My colleague, Emeritus Professor Richard Polenberg, is teaching a course at the prison on constitutional law and criminal justice. Cornell University, along with others, offers college courses for prisoners at various upstate facilities. A few months ago, Professor Polenberg asked if I would be willing to give a guest lecture. I agreed.
To be honest, my motive was less humanitarianism than curiosity. How often would I have the chance to step inside a maximum-security penitentiary? Never – I hoped.
“It looks like the movies,” my colleague said.
As we pulled up to the Stalinesque pile behind a wrought-iron gate, I could see what he meant. We had to go through security screening to get in, but it wasn’t much more than what is endured at any airport. It was only when the gates shut behind you – with an electrical whir rather than a clang – that you started to feel the difference. And then, more gates. And guards everywhere. I was glad to learn that there are college courses for the guards as well as for the prisoners.
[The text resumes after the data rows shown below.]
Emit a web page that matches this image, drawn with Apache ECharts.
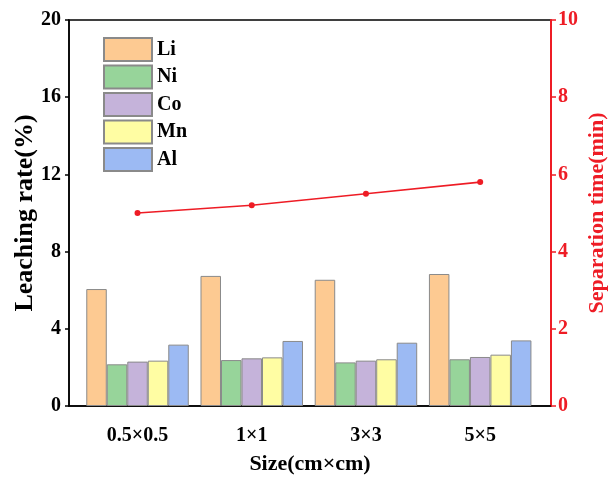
<!DOCTYPE html>
<html>
<head>
<meta charset="utf-8">
<script src="https://cdn.jsdelivr.net/npm/echarts@6/dist/echarts.min.js"></script>
<style>html,body{margin:0;padding:0;background:#fff}#c{width:609px;height:477px}</style>
</head>
<body>
<div id="c"></div>
<script>
var categories = ['0.5×0.5', '1×1', '3×3', '5×5'];
var li = [6.06, 6.74, 6.54, 6.84];
var ni = [2.16, 2.38, 2.26, 2.42];
var co = [2.30, 2.47, 2.35, 2.54];
var mn = [2.35, 2.52, 2.42, 2.66];
var al = [3.18, 3.37, 3.28, 3.40];
var sepTime = [5.0, 5.2, 5.5, 5.8];
var leftTicks = [0, 4, 8, 12, 16, 20];
var rightTicks = [0, 2, 4, 6, 8, 10];

var FONT = '"Liberation Serif", "Times New Roman", serif';
function pairs(arr) { return arr.map(function (v, i) { return [i, v]; }); }

var barSpecs = [
  { name: 'Li', data: li, color: '#fdca92' },
  { name: 'Ni', data: ni, color: '#97d49a' },
  { name: 'Co', data: co, color: '#c5b3da' },
  { name: 'Mn', data: mn, color: '#fffda3' },
  { name: 'Al', data: al, color: '#9cbaf3' }
];

var series = barSpecs.map(function (s) {
  return {
    name: s.name,
    type: 'bar',
    data: pairs(s.data),
    barWidth: 20.5,
    barGap: '0%',
    itemStyle: { color: s.color, borderColor: '#8a8a8a', borderWidth: 1 }
  };
});
series.push({
  name: 'Separation time',
  type: 'line',
  yAxisIndex: 1,
  data: pairs(sepTime),
  symbol: 'circle',
  symbolSize: 6,
  lineStyle: { color: '#ee1c25', width: 1.6 },
  itemStyle: { color: '#ee1c25' },
  z: 5
});

var chart = echarts.init(document.getElementById('c'), null, { renderer: 'canvas' });
chart.setOption({
  animation: false,
  backgroundColor: '#fff',
  grid: {
    left: 69, right: 58, top: 20, bottom: 71,
    outerBoundsMode: 'none', containLabel: false,
    show: true, borderColor: '#000', borderWidth: 1.5, backgroundColor: 'transparent'
  },
  legend: {
    data: barSpecs.map(function (s) { return s.name; }),
    orient: 'vertical',
    left: 103,
    top: 37,
    padding: 0,
    itemWidth: 48,
    itemHeight: 23,
    itemGap: 2.5,
    icon: 'rect',
    textStyle: { fontFamily: FONT, fontWeight: 'bold', fontSize: 20, lineHeight: 23, color: '#000' }
  },
  xAxis: {
    type: 'value',
    min: -0.6,
    max: 3.62,
    interval: 0.2,
    splitLine: { show: false },
    axisTick: { show: false },
    axisLine: { onZero: false, lineStyle: { color: '#000', width: 1.5 } },
    axisLabel: {
      margin: 20,
      fontFamily: FONT, fontWeight: 'bold', fontSize: 20, color: '#000',
      showMinLabel: false, showMaxLabel: false,
      formatter: function (v) {
        var r = Math.round(v);
        if (Math.abs(v - r) < 1e-6 && r >= 0 && r < categories.length) return categories[r];
        return '';
      }
    },
    name: 'Size(cm×cm)',
    nameLocation: 'middle',
    nameMoveOverlap: false,
    nameGap: 47,
    nameTextStyle: { fontFamily: FONT, fontWeight: 'bold', fontSize: 22, color: '#000' }
  },
  yAxis: [
    {
      type: 'value',
      min: leftTicks[0],
      max: leftTicks[leftTicks.length - 1],
      interval: leftTicks[1] - leftTicks[0],
      position: 'left',
      splitLine: { show: false },
      axisLine: { show: true, onZero: false, lineStyle: { color: '#000', width: 1.5 } },
      axisTick: { show: true, inside: false, length: 4, lineStyle: { color: '#000', width: 1.5 } },
      axisLabel: { margin: 8, fontFamily: FONT, fontWeight: 'bold', fontSize: 20, color: '#000' },
      name: 'Leaching rate(%)',
      nameLocation: 'middle',
      nameMoveOverlap: false,
      nameGap: 31,
      nameTextStyle: { fontFamily: FONT, fontWeight: 'bold', fontSize: 26, color: '#000' }
    },
    {
      type: 'value',
      min: rightTicks[0],
      max: rightTicks[rightTicks.length - 1],
      interval: rightTicks[1] - rightTicks[0],
      position: 'right',
      splitLine: { show: false },
      axisLine: { show: true, onZero: false, lineStyle: { color: '#ee1c25', width: 2 } },
      axisTick: { show: true, inside: false, length: 5, lineStyle: { color: '#ee1c25', width: 1.5 } },
      axisLabel: { margin: 7, fontFamily: FONT, fontWeight: 'bold', fontSize: 20, color: '#ee1c25' },
      name: 'Separation time(min)',
      nameLocation: 'middle',
      nameMoveOverlap: false,
      nameGap: 35,
      nameRotate: 90,
      nameTextStyle: { fontFamily: FONT, fontWeight: 'bold', fontSize: 22, color: '#ee1c25' }
    }
  ],
  series: series
});
</script>
</body>
</html>
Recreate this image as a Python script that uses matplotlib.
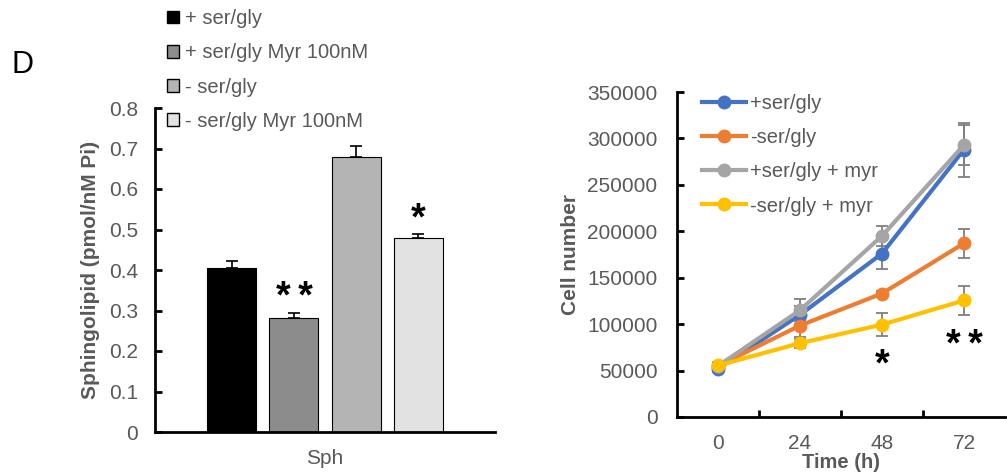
import matplotlib
matplotlib.use("Agg")
import matplotlib.pyplot as plt
from matplotlib.patches import Patch
import numpy as np

plt.rcParams['font.family'] = ['Liberation Sans', 'DejaVu Sans']

# Данные: сфинголипиды (левая панель)
bar_labels = ['+ ser/gly', '+ ser/gly Myr 100nM', '- ser/gly', '- ser/gly Myr 100nM']
bar_values = [0.405, 0.281, 0.680, 0.478]
bar_errors = [0.018, 0.013, 0.025, 0.010]
bar_colors = ['#000000', '#8c8c8c', '#b4b4b4', '#e2e2e2']
bar_stars = ['', '*\u2009*', '', '*']
bar_category = 'Sph'

# Данные: рост клеток (правая панель)
time_labels = ['0', '24', '48', '72']
series_names = ['+ser/gly', '-ser/gly', '+ser/gly + myr', '-ser/gly + myr']
plus_sg = [52000, 110000, 176000, 288000]
minus_sg = [55000, 98500, 133000, 187000]
plus_sg_myr = [55000, 115000, 195000, 293000]
minus_sg_myr = [55500, 79500, 99500, 125500]
plus_sg_err = [4000, 10000, 17000, 29000]
minus_sg_err = [3000, 12000, 3000, 16000]
plus_sg_myr_err = [4000, 12000, 11000, 22000]
minus_sg_myr_err = [3000, 5000, 12500, 16000]
line_colors = ['#4472C4', '#ED7D31', '#A5A5A5', '#FFC000']
star_labels = ['', '', '*', '*\u2009*']
star_y = [0, 0, 44700, 66200]

grey_txt = '#595959'
fs = 15

fig = plt.figure(figsize=(10.07, 4.74), dpi=100)

# ---- левая панель ----
ax1 = fig.add_axes([155/1007, 42/474, 340/1007, 324/474])
x_pos = (np.arange(len(bar_values)) - 1.5)
ax1.bar(x_pos, bar_values, width=0.79, color=bar_colors, edgecolor='black', linewidth=0.8, zorder=2)
ax1.errorbar(x_pos, bar_values, yerr=[np.zeros(len(bar_errors)), bar_errors], fmt='none',
             ecolor='black', elinewidth=1.2, capsize=4, capthick=1.2, zorder=1)
for xp, v, e, s in zip(x_pos, bar_values, bar_errors, bar_stars):
    if s:
        ax1.annotate(s, (xp, v + e), xytext=(0, 3.5), textcoords='offset points',
                     ha='center', va='baseline', fontsize=27, fontweight='bold', color='black')
ax1.set_xlim(-2.74, 2.74)
ax1.set_ylim(0, 0.8)
ax1.set_yticks(np.arange(0, 0.81, 0.1))
ax1.set_yticklabels(['0'] + ['%.1f' % v for v in np.arange(0.1, 0.81, 0.1)])
ax1.set_xticks([0])
ax1.set_xticklabels([bar_category])
ax1.tick_params(axis='x', length=0, pad=12, labelsize=fs, labelcolor=grey_txt)
ax1.tick_params(axis='y', direction='in', length=5, width=2, labelsize=fs, labelcolor=grey_txt, pad=12)
ax1.set_ylabel('Sphingolipid (pmol/nM Pi)', fontsize=15, fontweight='bold', color=grey_txt)
ax1.yaxis.set_label_coords(-0.162, 0.5)
for sp in ['top', 'right']:
    ax1.spines[sp].set_visible(False)
for sp in ['left', 'bottom']:
    ax1.spines[sp].set_linewidth(2)

handles1 = [Patch(facecolor=c, edgecolor='black', linewidth=1) for c in bar_colors]
fig.legend(handles1, bar_labels, loc='upper left', bbox_to_anchor=(167/1007, 1 - 9/474),
           frameon=False, fontsize=14.5, labelcolor=grey_txt, handlelength=0.6, handleheight=0.6,
           handletextpad=0.3, labelspacing=0.76, borderpad=0, borderaxespad=0)

fig.text(23/1007, 1 - 65/474, 'D', fontsize=22, ha='center', va='center', color='black')

# ---- правая панель ----
ax2 = fig.add_axes([677/1007, 57/474, 328/1007, 325/474])
xi = np.arange(len(time_labels))
all_series = [plus_sg, minus_sg, plus_sg_myr, minus_sg_myr]
all_err = [plus_sg_err, minus_sg_err, plus_sg_myr_err, minus_sg_myr_err]
for vals, errs in zip(all_series, all_err):
    ax2.errorbar(xi, vals, yerr=errs, fmt='none', ecolor='#7f7f7f', elinewidth=1.3,
                 capsize=4, capthick=1.3, zorder=1)
for vals, col, name in zip(all_series, line_colors, series_names):
    ax2.plot(xi, vals, color=col, linewidth=3, marker='o', markersize=9, label=name, zorder=2)
for xp, s, yv in zip(xi, star_labels, star_y):
    if s:
        ax2.text(xp, yv, s, ha='center', va='baseline', fontsize=27, fontweight='bold', color='black')
ax2.set_xlim(-0.5, 3.5)
ax2.set_ylim(0, 350000)
ax2.set_yticks(np.arange(0, 350001, 50000))
ax2.set_xticks(xi)
ax2.set_xticklabels(time_labels)
ax2.set_xticks(xi[:-1] + 0.5, minor=True)
ax2.tick_params(axis='x', which='major', length=0, pad=12, labelsize=fs, labelcolor=grey_txt)
ax2.tick_params(axis='x', which='minor', direction='in', length=5, width=2)
ax2.tick_params(axis='y', direction='in', length=5, width=2, labelsize=fs, labelcolor=grey_txt, pad=14)
ax2.set_ylabel('Cell number', fontsize=15, fontweight='bold', color=grey_txt)
ax2.yaxis.set_label_coords(-0.296, 0.5)
ax2.set_xlabel('Time (h)', fontsize=14.5, fontweight='bold', color=grey_txt)
ax2.xaxis.set_label_coords(0.5, -0.11)
for sp in ['top', 'right']:
    ax2.spines[sp].set_visible(False)
for sp in ['left', 'bottom']:
    ax2.spines[sp].set_linewidth(2)

ax2.legend(loc='upper left', bbox_to_anchor=(0.076, 0.995), frameon=False, fontsize=14.5,
           labelcolor=grey_txt, handlelength=2.2, handletextpad=0.2,
           labelspacing=0.76, borderpad=0, borderaxespad=0)

fig.savefig('out.png', dpi=100)
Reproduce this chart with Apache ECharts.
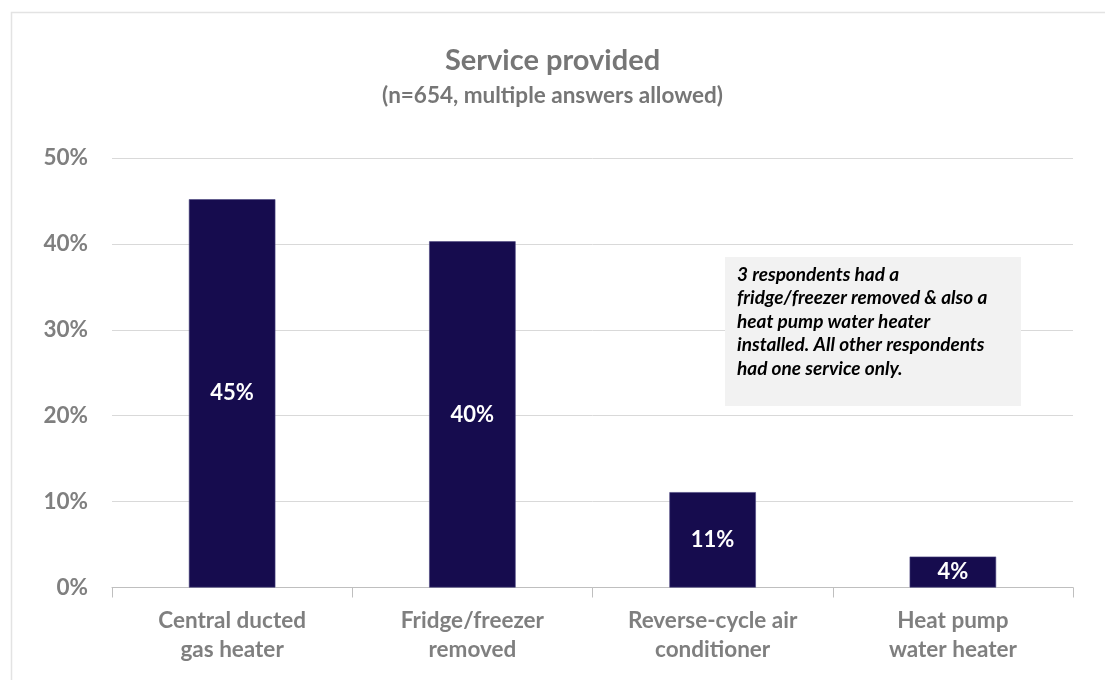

Then came the yard and all the Hollywood clichés. As we walked through we saw massive walls, fences, basketball hoops, more iron to pump than anywhere this side of an NFL training facility, and a garden of sunflowers. No people, though: they were all in the mess hall.
Later on, I saw the yard full of people, and I thought all that one would. I felt the sad reality of violence in our society, the tragedy of race in America, the awfulness of crime and punishment. And I remembered humanity’s setbacks, in spite of many measures of progress since Caesar’s day.
We entered the school and shop building. It looked like a high school anywhere, except that the classrooms had glass walls, so the guards could see in. They also had “fight” switches, to flick if a fight broke out and help was needed.
“These guys aren’t in here for stealing a pack of gum,” a guard explained.
We got to the classroom and started to move the desks around. As we set up, the students filtered in from “chow.” They weren’t what I expected. What had I expected? The Defiant Ones? The Shawshank Redemption? The Bird Man of Alcatraz?
I guess I had expected a rough set of customers. That’s not what I got. The dozen students in the room looked, well, they looked ordinary. They looked like you and me.
That’s the point, buddy boy. There are 1600 prisoners in Auburn. They include hardcore criminals of the worst sort. They also include men who were in the wrong place at the wrong time, or who made a mistake, or who would have done better if they had had the advantages in life that some of the rest of us have.
Only 12 of the 1600 were taking this college class. I’d like to think that they belong to the second group.
I do know this: they asked questions that would give the best college students a run for their money. When it came to constitutional law, they grilled my colleague like a defense attorney on a roll. Heck, they grilled me on criminal procedure in ancient Greece and Rome like a graduate-school committee determined to put on the pressure at an “A” exam. In short, they were as highly motivated a group of students as I have taught.
Were they sincere or was it a con? I don’t know. I do know that they deserve a second chance.